Harris pointed out that the group's kill rates went up the day they learned about -- and immediately invested in -- ground blinds.
"We were having some success and killing a few geese just laying on the ground in camo clothes with painted faces," he recalled, "but then when we saw a TV show about those comfortable, pillowed blinds, we ordered them that day. And it was amazing -- adds hours to how long you can lay in a field comfortably. And our kill rates went up. We've all got at least one or two of them now."
Most of the group stuck with 12-gauge shotguns, but those who didn't have one already upgraded to guns with 3 1/2-inch chambers. They all shoot Ts.

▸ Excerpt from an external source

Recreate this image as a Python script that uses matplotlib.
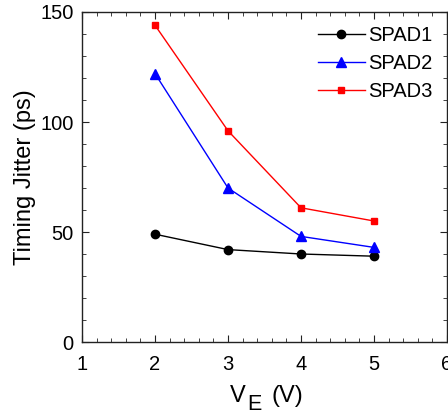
import matplotlib
matplotlib.use("Agg")
import matplotlib.pyplot as plt
from matplotlib.ticker import MultipleLocator

plt.rcParams['font.family'] = ['Liberation Sans', 'DejaVu Sans']

ve = [2, 3, 4, 5]
spad1 = [49, 42, 40, 39]
spad2 = [122, 70, 48, 43]
spad3 = [144, 96, 61, 55]

W, H = 448, 415
fig = plt.figure(figsize=(W / 100, H / 100), dpi=100)
ax = fig.add_axes([82 / W, 1 - 342 / H, 365 / W, 330 / H])

ax.plot(ve, spad1, color='black', marker='o', markersize=6, lw=1, label='SPAD1')
ax.plot(ve, spad2, color='blue', marker='^', markersize=7, lw=1, label='SPAD2')
ax.plot(ve, spad3, color='red', marker='s', markersize=5, lw=1, label='SPAD3')

ax.set_xlim(1, 6)
ax.set_ylim(0, 150)
ax.xaxis.set_major_locator(MultipleLocator(1))
ax.xaxis.set_minor_locator(MultipleLocator(0.2))
ax.yaxis.set_major_locator(MultipleLocator(50))
ax.yaxis.set_minor_locator(MultipleLocator(10))
ax.tick_params(which='both', direction='in', top=True, right=True, labelsize=14.5, color='#222222')
ax.tick_params(which='major', length=5)
ax.tick_params(which='minor', length=3)
ax.tick_params(axis='x', which='major', pad=9)
ax.tick_params(axis='y', which='major', pad=6)
for s in ax.spines.values():
    s.set_linewidth(1)
    s.set_color('#222222')

ax.set_ylabel('Timing Jitter (ps)', fontsize=17, labelpad=3)

# x label: V with a full-size, lowered subscript E
fig.canvas.draw()
r = fig.canvas.get_renderer()
t1 = fig.text(230 / W, 1 - 402 / H, 'V', fontsize=17, va='baseline')
x = t1.get_window_extent(r).x1
t2 = fig.text((x + 1) / W, 1 - 410 / H, 'E', fontsize=15.5, va='baseline')
x = t2.get_window_extent(r).x1
fig.text((x + 10) / W, 1 - 402 / H, '(V)', fontsize=17, va='baseline')

ax.legend(loc='upper right', frameon=False, fontsize=14.5, handlelength=2.3,
          handletextpad=0.2, labelspacing=0.45, borderaxespad=0.3)

fig.savefig('out.png', dpi=100)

"We did have one guy who bought a 10-gauge auto, but that lasted one morning -- actually only one volley," Thompson said. "He fired three shots, got up, walked to the truck and retrieved his 12. His shoulder still turned purple."
Canada goose hunting is concentrated on the state's lakes and reservoirs, including Barnett, Grenada, Enid, Sardis, Eagle, the Tenn-Tom pools and a few other big water
A lot of the Canadas shot there are non-migrating resident geese that were put here after trades with other states to obtain nuisance geese. They can be hunted during that early Sept. 1-15 season, and then, during the open goose season.
Public-land goose opportunities are limited and are mostly to be found in the Delta. Most geese taken at those properties are by duck hunters.
"We get all the major types of geese in Mississippi: Canada, snow, blue, white-fronted" said Baker. "But the great numbers are those huge flocks of snows and blues that go to the Delta each winter. That's where there's room for growth in the sport of goose hunting in Mississippi."